Le philosophe et écrivain Pascal Bruckner peut souffler. Ce mardi, le tribunal correctionnel de Paris l’a relaxé des accusations de diffamation portées à son encontre par la militante antiraciste Rokhaya Diallo. Une affaire qui avait débuté en octobre 2020, lors d’un vif échange sur le plateau de l’émission 28 Minutes sur Arte.
Retour sur les faits
Lors de ce débat intitulé “L’homme blanc est-il forcément coupable ?”, Pascal Bruckner avait interpellé Rokhaya Diallo sur ses prises de position passées :
Je pense, Madame, qu’au contraire, votre statut de femme musulmane et noire vous rend privilégiée. Ça vous permet de dire un certain nombre de choses (…) notamment, je pense à ce que vous avez dit sur Charlie Hebdo et qui a entraîné, avec d’autres, la mort des douze de Charlie et plus…
– Pascal Bruckner
Il faisait référence à une tribune co-signée par Rokhaya Diallo en 2011, peu après l’incendie des locaux de Charlie Hebdo.
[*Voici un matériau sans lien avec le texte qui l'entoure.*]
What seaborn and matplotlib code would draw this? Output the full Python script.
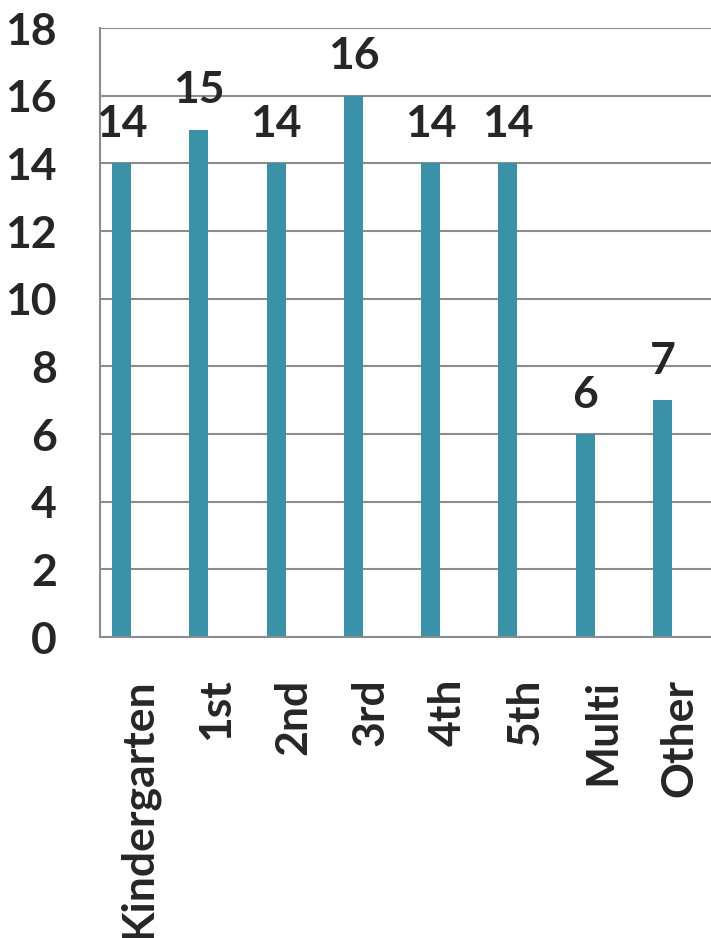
import matplotlib
matplotlib.use("Agg")
import matplotlib.pyplot as plt
import seaborn as sns
import pandas as pd
import numpy as np

# データ
grades = ["Kindergarten", "1st", "2nd", "3rd", "4th", "5th", "Multi", "Other"]
counts = [14, 15, 14, 16, 14, 14, 6, 7]
y_ticks = [0, 2, 4, 6, 8, 10, 12, 14, 16, 18]

bar_color = "#3A92A8"
grid_color = "#8C8C8C"

sns.set_style("white")
plt.rcParams["font.family"] = ["Lato", "DejaVu Sans"]
plt.rcParams["font.weight"] = "bold"

df = pd.DataFrame({"grade": grades, "count": counts})

fig = plt.figure(figsize=(7.11, 9.38), dpi=100)
# 右端は図の外まで伸びる（元画像と同じく切れている）
ax = fig.add_axes([100 / 711, 301 / 938, 618 / 711, 609 / 938])

sns.barplot(data=df, x="grade", y="count", color=bar_color, width=0.245,
            saturation=1, ax=ax, edgecolor="none")

# バーをカテゴリ中心から左へずらす
for p in ax.patches:
    p.set_x(p.get_x() - 0.22)

ax.bar_label(ax.containers[0], padding=14, fontsize=32, fontweight="bold")

ax.set_xlim(-0.5, len(grades) - 0.5)
ax.set_ylim(0, 18)
ax.set_yticks(y_ticks)
ax.set_xlabel("")
ax.set_ylabel("")

# 目盛り
ax.set_xticks(np.arange(len(grades)))
ax.set_xticklabels(grades, rotation=90, fontsize=32, fontweight="bold")
ax.set_xticks(np.arange(len(grades) + 1) - 0.5, minor=True)
ax.tick_params(axis="x", which="major", length=0, pad=30)
ax.tick_params(axis="x", which="minor", length=12, width=1.5,
               color=grid_color, direction="out")
ax.tick_params(axis="y", length=11, width=1.5, color=grid_color,
               direction="out", pad=20, labelsize=32)
for lab in ax.get_yticklabels():
    lab.set_fontweight("bold")

ax.yaxis.grid(True, color=grid_color, linewidth=1.5)
ax.set_axisbelow(True)
for side in ["top", "right"]:
    ax.spines[side].set_visible(False)
for side in ["left", "bottom"]:
    ax.spines[side].set_color(grid_color)
    ax.spines[side].set_linewidth(1.5)

plt.savefig("out.png", dpi=100)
Bruckner avait également affirmé que Diallo avait “poussé à la haine contre Charlie Hebdo” et “armé le bras des tueurs”, des propos qui avaient fait vivement réagir son interlocutrice.
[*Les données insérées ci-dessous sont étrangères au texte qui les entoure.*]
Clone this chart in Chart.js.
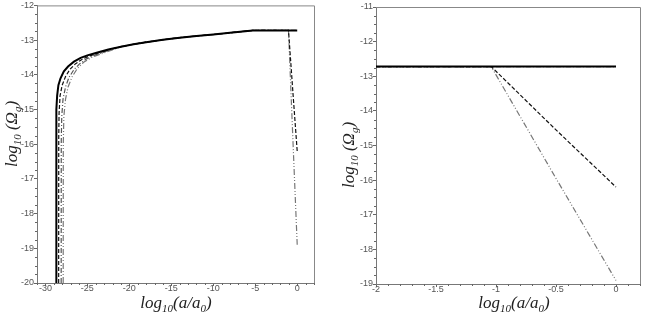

Un débat d’idées, pas une diffamation
Mais pour le tribunal, les déclarations de Pascal Bruckner s’inscrivaient dans le cadre d’un débat intellectuel. Comme l’a souligné son avocat Me Richard Malka, le philosophe n’accusait pas Rokhaya Diallo d’avoir directement armé les terroristes, mais interrogeait sa responsabilité intellectuelle et les conséquences de son discours hostile envers Charlie Hebdo avant l’attentat de 2015.
Une nuance que le téléspectateur était, selon la défense, tout à fait en mesure de comprendre. Le tribunal a donc estimé que les propos de Bruckner relevaient de sa liberté de penser et de s’exprimer, dans un débat où chaque partie avait la possibilité de répondre.
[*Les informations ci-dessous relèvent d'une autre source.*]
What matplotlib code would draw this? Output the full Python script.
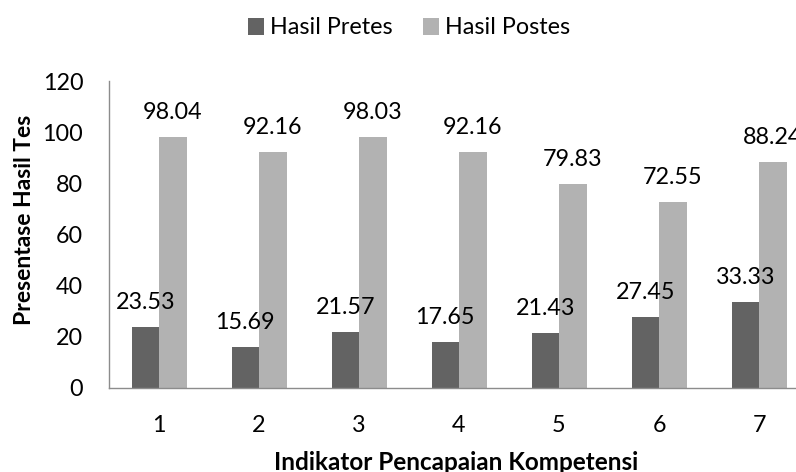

Les limites de la liberté d’expression en question
Cette décision, saluée par les soutiens de Pascal Bruckner, soulève néanmoins des interrogations. Jusqu’où peut aller la liberté d’expression dans un débat public ? Quelles sont les frontières entre la critique légitime d’un discours et l’accusation diffamatoire ?
Pour l’avocat de Rokhaya Diallo, Me William Bourdon, le tribunal a reconnu à Pascal Bruckner “un degré de virulence extrême, sans l’ombre d’une base factuelle”. Il a d’ores et déjà annoncé son intention de faire appel de cette décision.
Cette affaire illustre en tout cas la sensibilité et la complexité des débats autour des discours antiracistes, du blasphème et de la responsabilité des intellectuels. Des thématiques explosives qui continueront sans doute de faire couler beaucoup d’encre.